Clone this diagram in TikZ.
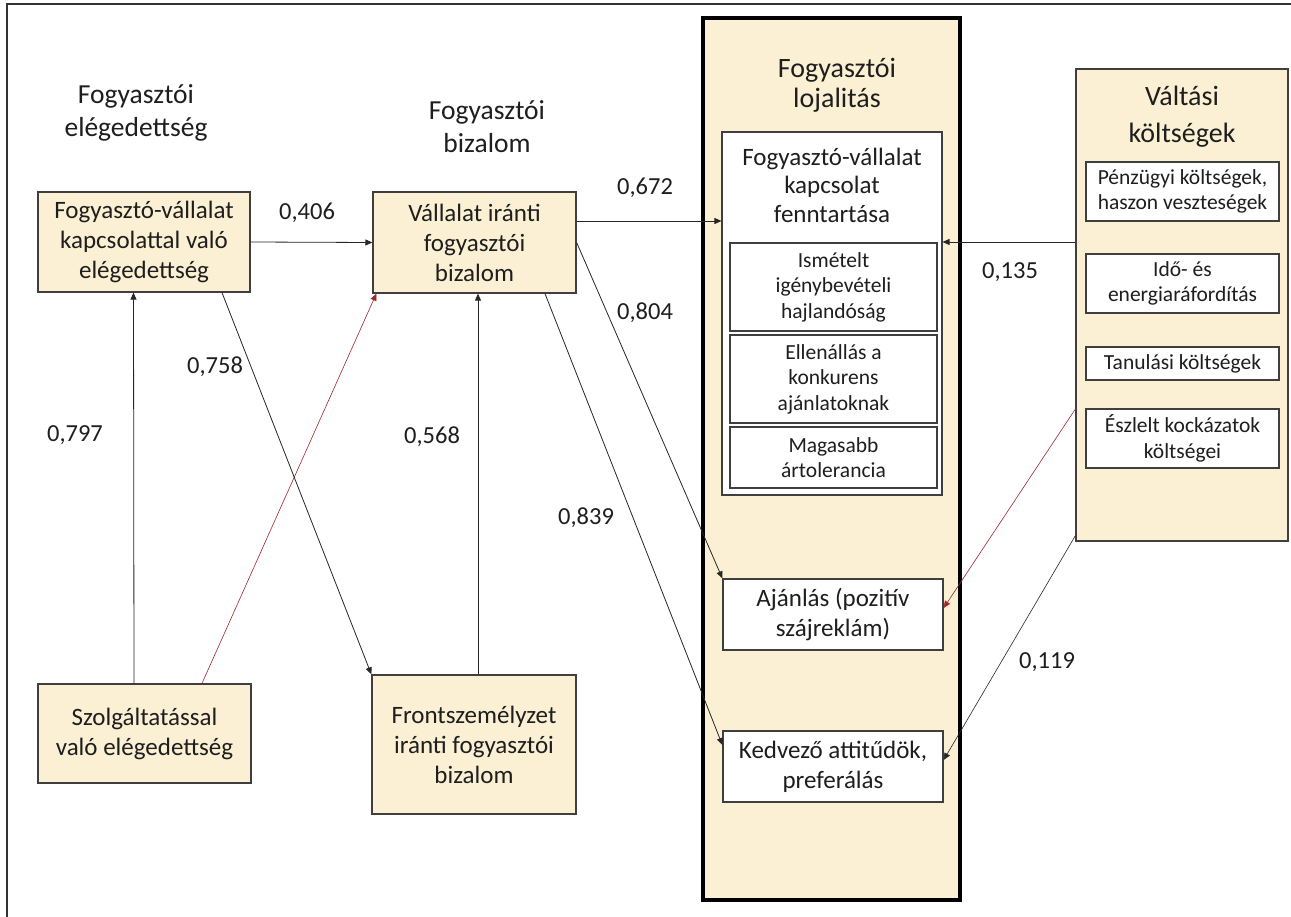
\documentclass[tikz,border=0pt]{standalone}
\usepackage{fontspec}
\setmainfont{Carlito}
\usetikzlibrary{arrows.meta}
\definecolor{beige}{HTML}{FBF0D3}
\definecolor{bord}{HTML}{3F3F3F}
\definecolor{txt}{HTML}{1E1E1E}
\definecolor{redl}{HTML}{A02828}
\begin{document}
\begin{tikzpicture}[x=1pt,y=-1pt,
  box/.style={draw=bord, line width=1.3pt, fill=beige, inner sep=0pt, align=center, text=txt, font=\fontsize{25}{30}\selectfont},
  wbox/.style={box, fill=white},
  sbox/.style={draw=bord, line width=1.1pt, fill=white, inner sep=0pt, align=center, text=txt, font=\fontsize{21.5}{25.5}\selectfont},
  head/.style={align=center, text=txt, inner sep=0pt, font=\fontsize{27.5}{33}\selectfont},
  lab/.style={text=txt, inner sep=0pt, font=\fontsize{24.5}{28}\selectfont},
  conn/.style={draw=black!85, line width=0.8pt, -{Triangle[length=7pt,width=6pt]}},
  rconn/.style={draw=redl, line width=0.6pt, -{Triangle[length=7pt,width=6pt]}},
]
\useasboundingbox (0,0) rectangle (1291,917);
\fill[white] (0,0) rectangle (1291,917);
\draw[line width=1.3pt, black!80] (1291,4) -- (7,4) -- (7,917);

% headings
\node[head] (h1) at (136,113) {Fogyasztói\\elégedettség};
\node[head] (h2) at (487,127) {Fogyasztói\\bizalom};

% left boxes
\node[box, minimum width=212pt, minimum height=100pt] (A) at (144,242) {Fogyasztó-vállalat\\kapcsolattal való\\elégedettség};
\node[box, minimum width=203pt, minimum height=101pt] (B) at (474.5,242.5) {Vállalat iránti\\fogyasztói\\bizalom};
\node[box, minimum width=213pt, minimum height=99pt] (C) at (144.5,733.5) {Szolgáltatással\\való elégedettség};
\node[box, minimum width=204pt, minimum height=139pt] (D) at (474,744.5) {Frontszemélyzet\\iránti fogyasztói\\bizalom};

% loyalty
\node[draw=black, line width=4pt, fill=beige, minimum width=257pt, minimum height=882pt, inner sep=0pt] (L) at (831.5,459) {};
\node[head, font=\fontsize{28}{30}\selectfont] (Lh) at (837,85) {Fogyasztói\\lojalitás};
\node[draw=bord, line width=1.1pt, fill=white, minimum width=220pt, minimum height=363pt, inner sep=0pt] (I) at (832,313.5) {};
\node[align=center, text=txt, inner sep=0pt, font=\fontsize{25}{28.5}\selectfont] (It) at (832,185) {Fogyasztó-vállalat\\kapcsolat\\fenntartása};
\node[sbox, minimum width=207pt, minimum height=88pt] (S1) at (833.5,287) {Ismételt\\igénybevételi\\hajlandóság};
\node[sbox, minimum width=207pt, minimum height=88pt] (S2) at (833.5,379) {Ellenállás a\\konkurens\\ajánlatoknak};
\node[sbox, minimum width=207pt, minimum height=61pt] (S3) at (833.5,457.5) {Magasabb\\ártolerancia};
\node[wbox, minimum width=220pt, minimum height=71pt] (Aj) at (833,614.5) {Ajánlás (pozitív\\szájreklám)};
\node[wbox, minimum width=220pt, minimum height=71pt] (Ke) at (833,766.5) {Kedvező attitűdök,\\preferálás};

% switching costs
\node[box, minimum width=212pt, minimum height=472pt] (V) at (1182,305) {};
\node[head, font=\fontsize{28}{37}\selectfont] (Vh) at (1182,116.5) {Váltási\\költségek};
\node[sbox, minimum width=193pt, minimum height=59pt] (V1) at (1182.5,191.5) {Pénzügyi költségek,\\haszon veszteségek};
\node[sbox, minimum width=193pt, minimum height=59pt] (V2) at (1182.5,283.5) {Idő- és\\energiaráfordítás};
\node[sbox, minimum width=193pt, minimum height=33pt] (V3) at (1182.5,363.5) {Tanulási költségek};
\node[sbox, minimum width=193pt, minimum height=59pt] (V4) at (1182.5,438.5) {Észlelt kockázatok\\költségei};

% connectors
\draw[conn] (A.east) -- (B.west);
\draw[conn] ([xshift=-10.5pt]C.north) -- ([xshift=-10.5pt]A.south);
\draw[rconn] ([xshift=57.5pt]C.north) -- ([xshift=4pt]B.south west);
\draw[conn] ([xshift=78pt]A.south) -- (D.north west);
\draw[conn] ([xshift=4pt]D.north) -- ([xshift=3.5pt]B.south);
\draw[conn] ([yshift=21.5pt]B.east) -- ([yshift=21.5pt]B.east -| I.west);
\draw[conn] (B.east) -- (Aj.north west);
\draw[conn] ([xshift=70.5pt]B.south) -- ([yshift=21.5pt]Ke.west);
\draw[conn] ([yshift=63pt]V.west) -- ([yshift=63pt]V.west -| I.east);
\draw[rconn] ([yshift=-104pt]V.west) -- ([yshift=6.5pt]Aj.east);
\draw[conn, line width=0.6pt] ([yshift=6pt]V.south west) -- ([yshift=6.5pt]Ke.east);

% labels
\node[lab] (l406) at (307,213) {0,406};
\node[lab] (l672) at (645,188) {0,672};
\node[lab] (l804) at (645,313) {0,804};
\node[lab] (l758) at (215,367) {0,758};
\node[lab] (l797) at (75,435) {0,797};
\node[lab] (l568) at (432,437) {0,568};
\node[lab] (l839) at (586,518) {0,839};
\node[lab] (l135) at (1010,272) {0,135};
\node[lab] (l119) at (1047,662) {0,119};
\end{tikzpicture}
\end{document}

What you are asked to do →
Exactly as written, return every line of the listing, but not the pictures.

Solution below →
Clone this diagram in TikZ.
\documentclass[tikz,border=0pt]{standalone}
\usepackage{fontspec}
\setmainfont{Carlito}
\usetikzlibrary{arrows.meta}
\definecolor{beige}{HTML}{FBF0D3}
\definecolor{bord}{HTML}{3F3F3F}
\definecolor{txt}{HTML}{1E1E1E}
\definecolor{redl}{HTML}{A02828}
\begin{document}
\begin{tikzpicture}[x=1pt,y=-1pt,
  box/.style={draw=bord, line width=1.3pt, fill=beige, inner sep=0pt, align=center, text=txt, font=\fontsize{25}{30}\selectfont},
  wbox/.style={box, fill=white},
  sbox/.style={draw=bord, line width=1.1pt, fill=white, inner sep=0pt, align=center, text=txt, font=\fontsize{21.5}{25.5}\selectfont},
  head/.style={align=center, text=txt, inner sep=0pt, font=\fontsize{27.5}{33}\selectfont},
  lab/.style={text=txt, inner sep=0pt, font=\fontsize{24.5}{28}\selectfont},
  conn/.style={draw=black!85, line width=0.8pt, -{Triangle[length=7pt,width=6pt]}},
  rconn/.style={draw=redl, line width=0.6pt, -{Triangle[length=7pt,width=6pt]}},
]
\useasboundingbox (0,0) rectangle (1291,917);
\fill[white] (0,0) rectangle (1291,917);
\draw[line width=1.3pt, black!80] (1291,4) -- (7,4) -- (7,917);

% headings
\node[head] (h1) at (136,113) {Fogyasztói\\elégedettség};
\node[head] (h2) at (487,127) {Fogyasztói\\bizalom};

% left boxes
\node[box, minimum width=212pt, minimum height=100pt] (A) at (144,242) {Fogyasztó-vállalat\\kapcsolattal való\\elégedettség};
\node[box, minimum width=203pt, minimum height=101pt] (B) at (474.5,242.5) {Vállalat iránti\\fogyasztói\\bizalom};
\node[box, minimum width=213pt, minimum height=99pt] (C) at (144.5,733.5) {Szolgáltatással\\való elégedettség};
\node[box, minimum width=204pt, minimum height=139pt] (D) at (474,744.5) {Frontszemélyzet\\iránti fogyasztói\\bizalom};

% loyalty
\node[draw=black, line width=4pt, fill=beige, minimum width=257pt, minimum height=882pt, inner sep=0pt] (L) at (831.5,459) {};
\node[head, font=\fontsize{28}{30}\selectfont] (Lh) at (837,85) {Fogyasztói\\lojalitás};
\node[draw=bord, line width=1.1pt, fill=white, minimum width=220pt, minimum height=363pt, inner sep=0pt] (I) at (832,313.5) {};
\node[align=center, text=txt, inner sep=0pt, font=\fontsize{25}{28.5}\selectfont] (It) at (832,185) {Fogyasztó-vállalat\\kapcsolat\\fenntartása};
\node[sbox, minimum width=207pt, minimum height=88pt] (S1) at (833.5,287) {Ismételt\\igénybevételi\\hajlandóság};
\node[sbox, minimum width=207pt, minimum height=88pt] (S2) at (833.5,379) {Ellenállás a\\konkurens\\ajánlatoknak};
\node[sbox, minimum width=207pt, minimum height=61pt] (S3) at (833.5,457.5) {Magasabb\\ártolerancia};
\node[wbox, minimum width=220pt, minimum height=71pt] (Aj) at (833,614.5) {Ajánlás (pozitív\\szájreklám)};
\node[wbox, minimum width=220pt, minimum height=71pt] (Ke) at (833,766.5) {Kedvező attitűdök,\\preferálás};

% switching costs
\node[box, minimum width=212pt, minimum height=472pt] (V) at (1182,305) {};
\node[head, font=\fontsize{28}{37}\selectfont] (Vh) at (1182,116.5) {Váltási\\költségek};
\node[sbox, minimum width=193pt, minimum height=59pt] (V1) at (1182.5,191.5) {Pénzügyi költségek,\\haszon veszteségek};
\node[sbox, minimum width=193pt, minimum height=59pt] (V2) at (1182.5,283.5) {Idő- és\\energiaráfordítás};
\node[sbox, minimum width=193pt, minimum height=33pt] (V3) at (1182.5,363.5) {Tanulási költségek};
\node[sbox, minimum width=193pt, minimum height=59pt] (V4) at (1182.5,438.5) {Észlelt kockázatok\\költségei};

% connectors
\draw[conn] (A.east) -- (B.west);
\draw[conn] ([xshift=-10.5pt]C.north) -- ([xshift=-10.5pt]A.south);
\draw[rconn] ([xshift=57.5pt]C.north) -- ([xshift=4pt]B.south west);
\draw[conn] ([xshift=78pt]A.south) -- (D.north west);
\draw[conn] ([xshift=4pt]D.north) -- ([xshift=3.5pt]B.south);
\draw[conn] ([yshift=21.5pt]B.east) -- ([yshift=21.5pt]B.east -| I.west);
\draw[conn] (B.east) -- (Aj.north west);
\draw[conn] ([xshift=70.5pt]B.south) -- ([yshift=21.5pt]Ke.west);
\draw[conn] ([yshift=63pt]V.west) -- ([yshift=63pt]V.west -| I.east);
\draw[rconn] ([yshift=-104pt]V.west) -- ([yshift=6.5pt]Aj.east);
\draw[conn, line width=0.6pt] ([yshift=6pt]V.south west) -- ([yshift=6.5pt]Ke.east);

% labels
\node[lab] (l406) at (307,213) {0,406};
\node[lab] (l672) at (645,188) {0,672};
\node[lab] (l804) at (645,313) {0,804};
\node[lab] (l758) at (215,367) {0,758};
\node[lab] (l797) at (75,435) {0,797};
\node[lab] (l568) at (432,437) {0,568};
\node[lab] (l839) at (586,518) {0,839};
\node[lab] (l135) at (1010,272) {0,135};
\node[lab] (l119) at (1047,662) {0,119};
\end{tikzpicture}
\end{document}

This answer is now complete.